Menurut email resmi dari Sekretariat Komite Keempat PBB yang dikirimkan pada Rabu, 24 September 2025, Wilson Lalengke diharapkan hadir ke New York, tempat markas utama PBB, untuk menyampaikan pidato tersebut.

Petisinya akan berfokus pada Persoalan Sahara Maroko (sebelumnya dikenal sebagai Sahara Barat), khususnya terkait dengan kasus eksekusi di luar hukum (extra judicial execution) terhadap masyarakat Syahrawi di tempat penampungan pengunsi di Kamp Tinduf oleh kelompok pemberontak Front Polisario, sebuah isu politik dan hak asasi manusia yang kompleks dan telah berlangsung lama, yang terus memicu kekhawatiran internasional terkait pelanggaran hak asasi manusia.

Bangsa Syahrawi adalah penduduk asli wilayah Sahara Maroko yang pernah dijajah Spanyol, sebuah wilayah bagian selatan Kerajaan Maroko.
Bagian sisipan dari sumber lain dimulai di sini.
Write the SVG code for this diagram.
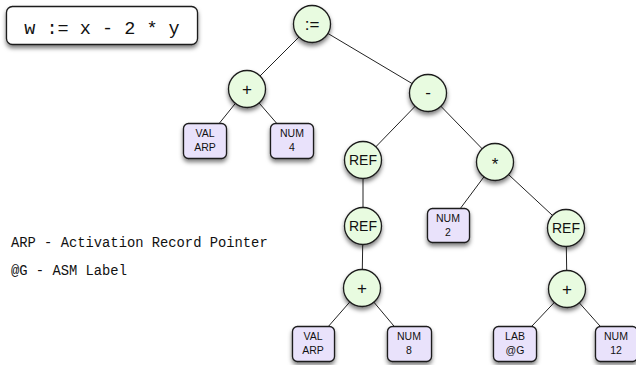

Wilson Lalengke diperkirakan akan menyampaikan pernyataannya pada salah satu dari tanggal ini, yakni 8 Oktober pukul 15.00, atau 9 Oktober pukul 15.00, atau tanggal 10 Oktober pukul 15.00.

Berdasarkan informasi, Ketua Umum Persatuan Pewarta Warga Indonesia (Ketum PPWI) ini diminta hadir pada awal setiap sesi di Ruang Konferensi 4 Markas Besar PBB guna memastikan dirinya tidak melewatkan kesempatan berpidato.

Untuk dapat masuk ruangan konferensi, Wilson Lalengke harus mengambil kartu izin sementara secara langsung di Kantor Pendaftaran Pengunjung PBB pada tanggal 8 Oktober antara pukul 10.00 hingga 11.30 waktu setempat, dengan menunjukkan kartu identitas diri (passport atau SIM) resmi yang dikeluarkan pemerintah.

Panitia juga telah mengingatkan peserta petisi tentang penerapan aturan yang ketat seperti kebijakan kesopanan, melarang spanduk, bendera, atau perilaku mengganggu apa pun selama persidangan.